◆ Directions
Please write out the lines of the data exactly, beginning with the first and ending with the line containing "Y_TICKS = [0.92, 0.94, 0.96, 0.98, 1.0]"; leave the pictures behind.

◆ Supplied material
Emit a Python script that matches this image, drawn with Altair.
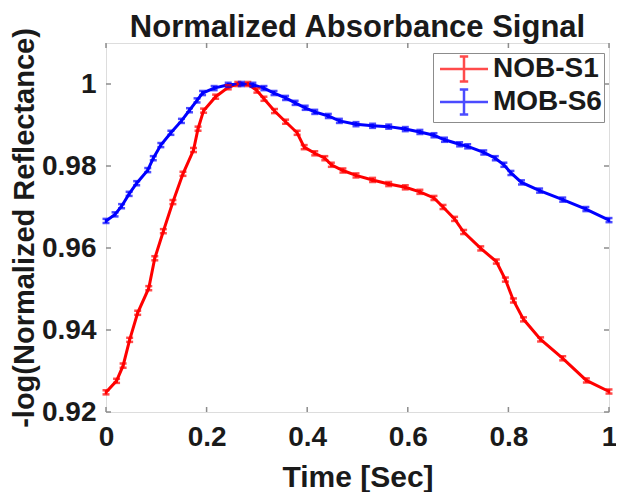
import altair as alt
import pandas as pd

SERIES = ["NOB-S1", "MOB-S6"]
COLORS = ["#ff0000", "#0000ff"]
ERR = [0.0005, 0.0005]

RED_X = [0, 0.021, 0.034, 0.047, 0.063, 0.085, 0.097, 0.114, 0.133, 0.153, 0.174, 0.183,
         0.194, 0.218, 0.243, 0.262, 0.282, 0.300, 0.314, 0.335, 0.357, 0.380, 0.394, 0.415,
         0.435, 0.448, 0.471, 0.497, 0.530, 0.562, 0.595, 0.624, 0.652, 0.670, 0.693, 0.711,
         0.745, 0.776, 0.794, 0.810, 0.830, 0.864, 0.908, 0.955, 1.0]
RED_Y = [0.9248, 0.9276, 0.9313, 0.9376, 0.9442, 0.9502, 0.9575, 0.9641, 0.9712, 0.9781, 0.9839, 0.9891,
         0.9935, 0.9969, 0.9992, 1.0, 1.0, 0.9984, 0.9964, 0.9934, 0.9908, 0.9881, 0.9846, 0.9831,
         0.9819, 0.9803, 0.9789, 0.9777, 0.9766, 0.9756, 0.9748, 0.9737, 0.9722, 0.9700, 0.9671, 0.9639,
         0.9599, 0.9567, 0.9523, 0.9472, 0.9426, 0.9377, 0.9331, 0.9277, 0.9250]

BLUE_X = [0, 0.018, 0.031, 0.046, 0.061, 0.083, 0.094, 0.109, 0.129, 0.150, 0.166, 0.181,
          0.192, 0.215, 0.243, 0.269, 0.292, 0.314, 0.334, 0.357, 0.376, 0.396, 0.415, 0.442,
          0.464, 0.497, 0.530, 0.562, 0.595, 0.624, 0.652, 0.673, 0.703, 0.719, 0.751, 0.774,
          0.791, 0.805, 0.826, 0.862, 0.908, 0.954, 1.0]
BLUE_Y = [0.9666, 0.9682, 0.9702, 0.9732, 0.9758, 0.9790, 0.9819, 0.9851, 0.9881, 0.9910, 0.9936, 0.9960,
          0.9978, 0.9990, 0.9998, 1.0, 0.9998, 0.9990, 0.9978, 0.9966, 0.9954, 0.9942, 0.9932, 0.9922,
          0.9910, 0.9902, 0.9898, 0.9896, 0.9890, 0.9883, 0.9875, 0.9864, 0.9853, 0.9848, 0.9833, 0.9819,
          0.9803, 0.9783, 0.9760, 0.9740, 0.9718, 0.9695, 0.9668]

X_TICKS = [0, 0.2, 0.4, 0.6, 0.8, 1.0]
Y_TICKS = [0.92, 0.94, 0.96, 0.98, 1.0]

rows = []
for name, xs_, ys_, e in zip(SERIES, [RED_X, BLUE_X], [RED_Y, BLUE_Y], ERR):
    for x, y in zip(xs_, ys_):
        rows.append(dict(series=name, t=x, v=y, lo=y - e, hi=y + e))
df = pd.DataFrame(rows)

W, H = 503, 369
FONT = "Liberation Sans"
TXT = "#1a1a1a"
AX = "#8c8c8c"

xsc = alt.Scale(domain=[0, 1], nice=False)
ysc = alt.Scale(domain=[0.92, 1.01], nice=False, zero=False)

legend = alt.Legend(
    title=None, orient="none", legendX=327, legendY=10,
    strokeColor=AX, fillColor="white", padding=2,
    labelFontSize=28, labelFont=FONT, labelFontWeight="bold", labelColor=TXT,
    symbolType="M-0.75,0H3.25M1.25,-1.05V1.05M0.9,-1.05H1.6M0.9,1.05H1.6",
    symbolSize=576, symbolStrokeWidth=2.5, symbolFillColor="transparent",
    labelOffset=30, rowPadding=-3,
)
color = alt.Color("series:N", scale=alt.Scale(domain=SERIES, range=COLORS), sort=SERIES, legend=legend)
color_nl = alt.Color("series:N", scale=alt.Scale(domain=SERIES, range=COLORS), sort=SERIES)

x_axis = alt.Axis(values=X_TICKS, format="~g", ticks=False, domain=False, grid=False,
                  labelFontSize=28, labelFont=FONT, labelFontWeight="bold", labelColor=TXT,
                  labelPadding=11, labelFlush=False,
                  titleFontSize=30, titleFont=FONT, titleFontWeight="bold", titleColor=TXT,
                  titlePadding=11)
y_axis = alt.Axis(values=Y_TICKS, format="~g", ticks=False, domain=False, grid=False,
                  labelFontSize=28, labelFont=FONT, labelFontWeight="bold", labelColor=TXT,
                  labelPadding=10, labelFlush=False,
                  titleFontSize=29, titleFont=FONT, titleFontWeight="bold", titleColor=TXT,
                  titlePadding=2)

base = alt.Chart(df)
lines = base.mark_line(strokeWidth=3).encode(
    x=alt.X("t:Q", scale=xsc, axis=x_axis, title="Time [Sec]"),
    y=alt.Y("v:Q", scale=ysc, axis=y_axis, title="-log(Normalized Reflectance)"),
    color=color,
)
bars = base.mark_rule(strokeWidth=2.5).encode(
    x=alt.X("t:Q"), y=alt.Y("lo:Q"), y2="hi:Q", color=color_nl)
cap_lo = base.mark_tick(orient="horizontal", size=7, thickness=2.5).encode(
    x=alt.X("t:Q"), y=alt.Y("lo:Q"), color=color_nl)
cap_hi = base.mark_tick(orient="horizontal", size=7, thickness=2.5).encode(
    x=alt.X("t:Q"), y=alt.Y("hi:Q"), color=color_nl)

xt = alt.Chart(pd.DataFrame({"t": X_TICKS}))
yt = alt.Chart(pd.DataFrame({"v": Y_TICKS}))
tick_b = xt.mark_rule(color=AX, strokeWidth=1.5).encode(x="t:Q", y=alt.value(H), y2=alt.value(H - 5))
tick_t = xt.mark_rule(color=AX, strokeWidth=1.5).encode(x="t:Q", y=alt.value(0), y2=alt.value(5))
tick_l = yt.mark_rule(color=AX, strokeWidth=1.5).encode(y="v:Q", x=alt.value(0), x2=alt.value(5))
tick_r = yt.mark_rule(color=AX, strokeWidth=1.5).encode(y="v:Q", x=alt.value(W), x2=alt.value(W - 5))

chart = alt.layer(tick_b, tick_t, tick_l, tick_r, lines, bars, cap_lo, cap_hi).properties(
    width=W, height=H,
    title=alt.TitleParams("Normalized Absorbance Signal", fontSize=31, font=FONT,
                          fontWeight="bold", color=TXT, offset=4, dy=20.5,
                          frame="group", anchor="middle"),
    autosize=alt.AutoSizeParams(type="none"),
    padding={"left": 98, "top": 35, "right": 7, "bottom": 80},
).configure_view(stroke=AX, strokeWidth=1.5).configure(background="white")

chart.save("out.html", embed_options={"renderer": "svg", "actions": False})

◆ Task response
Emit a Python script that matches this image, drawn with Altair.
import altair as alt
import pandas as pd

SERIES = ["NOB-S1", "MOB-S6"]
COLORS = ["#ff0000", "#0000ff"]
ERR = [0.0005, 0.0005]

RED_X = [0, 0.021, 0.034, 0.047, 0.063, 0.085, 0.097, 0.114, 0.133, 0.153, 0.174, 0.183,
         0.194, 0.218, 0.243, 0.262, 0.282, 0.300, 0.314, 0.335, 0.357, 0.380, 0.394, 0.415,
         0.435, 0.448, 0.471, 0.497, 0.530, 0.562, 0.595, 0.624, 0.652, 0.670, 0.693, 0.711,
         0.745, 0.776, 0.794, 0.810, 0.830, 0.864, 0.908, 0.955, 1.0]
RED_Y = [0.9248, 0.9276, 0.9313, 0.9376, 0.9442, 0.9502, 0.9575, 0.9641, 0.9712, 0.9781, 0.9839, 0.9891,
         0.9935, 0.9969, 0.9992, 1.0, 1.0, 0.9984, 0.9964, 0.9934, 0.9908, 0.9881, 0.9846, 0.9831,
         0.9819, 0.9803, 0.9789, 0.9777, 0.9766, 0.9756, 0.9748, 0.9737, 0.9722, 0.9700, 0.9671, 0.9639,
         0.9599, 0.9567, 0.9523, 0.9472, 0.9426, 0.9377, 0.9331, 0.9277, 0.9250]

BLUE_X = [0, 0.018, 0.031, 0.046, 0.061, 0.083, 0.094, 0.109, 0.129, 0.150, 0.166, 0.181,
          0.192, 0.215, 0.243, 0.269, 0.292, 0.314, 0.334, 0.357, 0.376, 0.396, 0.415, 0.442,
          0.464, 0.497, 0.530, 0.562, 0.595, 0.624, 0.652, 0.673, 0.703, 0.719, 0.751, 0.774,
          0.791, 0.805, 0.826, 0.862, 0.908, 0.954, 1.0]
BLUE_Y = [0.9666, 0.9682, 0.9702, 0.9732, 0.9758, 0.9790, 0.9819, 0.9851, 0.9881, 0.9910, 0.9936, 0.9960,
          0.9978, 0.9990, 0.9998, 1.0, 0.9998, 0.9990, 0.9978, 0.9966, 0.9954, 0.9942, 0.9932, 0.9922,
          0.9910, 0.9902, 0.9898, 0.9896, 0.9890, 0.9883, 0.9875, 0.9864, 0.9853, 0.9848, 0.9833, 0.9819,
          0.9803, 0.9783, 0.9760, 0.9740, 0.9718, 0.9695, 0.9668]

X_TICKS = [0, 0.2, 0.4, 0.6, 0.8, 1.0]
Y_TICKS = [0.92, 0.94, 0.96, 0.98, 1.0]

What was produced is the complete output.